Regardless, several area hospitals are making plans to see more patients or to redirect them to prevent long waiting lines.

TCMA is signing primary-care doctors to employment contracts, hoping that’ll lead those doctors to care for more of the patients now using the ER as their first source of medical care. The hospital will take over accounting, billing and personnel oversight for the practices and will supply them with electronic medical records to free up their resources to deal with more patients, including Medicare and Medicaid recipients, Waite said.

TCMA also has begun arranging for patients without primary-care doctors to be seen by doctors at a nearby clinic when they leave, hoping they’ll begin going to see those health care providers before they use the ER.

Memorial Hospital of Colorado Springs, which treats 100,000 people per year in the state’s busiest emergency room, has brought in officials from nearby Peak Vista health clinic to talk to non-emergency patients before they even leave its ER, said John Suits, director of business development and government relations.

Officials say it’s helped reduce the number of repeat non-emergency patients, but they hope that the federal and state governments will do something to educate the newly insured in 2014 about non-ER health care options, he said.

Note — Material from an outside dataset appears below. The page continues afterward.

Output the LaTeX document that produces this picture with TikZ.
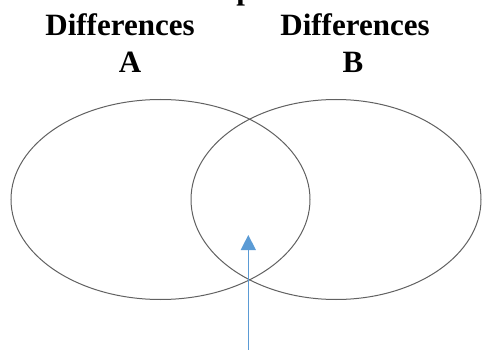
\documentclass[tikz,border=0pt]{standalone}
\usepackage{fontspec}
\setmainfont{Liberation Serif}
\usetikzlibrary{arrows.meta,shapes.geometric}
\tikzset{
  venn/.style={draw=black!62, line width=1pt, ellipse, inner sep=0pt},
  lbl/.style={anchor=base, inner sep=0pt, font=\fontsize{31}{37}\selectfont\bfseries},
  pointer/.style={draw={rgb,255:red,91;green,155;blue,213}, line width=1.3pt,
    -{Triangle[width=15pt,length=15pt,fill={rgb,255:red,91;green,155;blue,213}]}}
}
\begin{document}
\begin{tikzpicture}[x=1pt,y=-1pt]
\useasboundingbox (0,0) rectangle (482,350);
\clip (0,0) rectangle (482,350);
\node[lbl] (ptop) at (245,0) {p};
\node[lbl] (d1) at (120,36) {Differences};
\node[lbl] (a1) at (130,73) {A};
\node[lbl] (d2) at (355,36) {Differences};
\node[lbl] (b2) at (353,73) {B};
\node[venn, minimum width=299pt, minimum height=200pt] (L) at (160.5,199.5) {};
\node[venn, minimum width=290pt, minimum height=200pt] (R) at (336,199.5) {};
\coordinate (tail) at (248.3,352);
\coordinate (tip) at (248.3,235);
\draw[pointer] (tail) -- (tip);
\end{tikzpicture}
\end{document}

“We won’t do anything different as far as the delivery of the care. But we will certainly have to ramp up with it comes to [full-time employees],” Suits said. “We will look at different ways to triage the patients into the system.”

Some hospitals are preparing for more patients by expanding their facilities. St. Anthony Central Hospital is moving to a new Lakewood facility in July that includes an additional 13 emergency department exam rooms and is designed for more efficient patient flow. It’s also designed to give the hospital the ability to expand the emergency department in a way “that will be economical and have minimal disruptions to existing structures,” said Bev Lilly, public relations manager.

And some hospitals are studying current ER procedures to learn how to make them more efficient.

Rocky Mountain Hospital for Children in Denver is examining lab turnaround times, patient-flow management and even the time it takes to get patients to radiology to see if it can tweak anything to move patients through more quickly, said Matt Sogard, chief operating officer.

“None of it’s really rocket science,” he said. “We just have to focus on that process and trim out wasted steps.”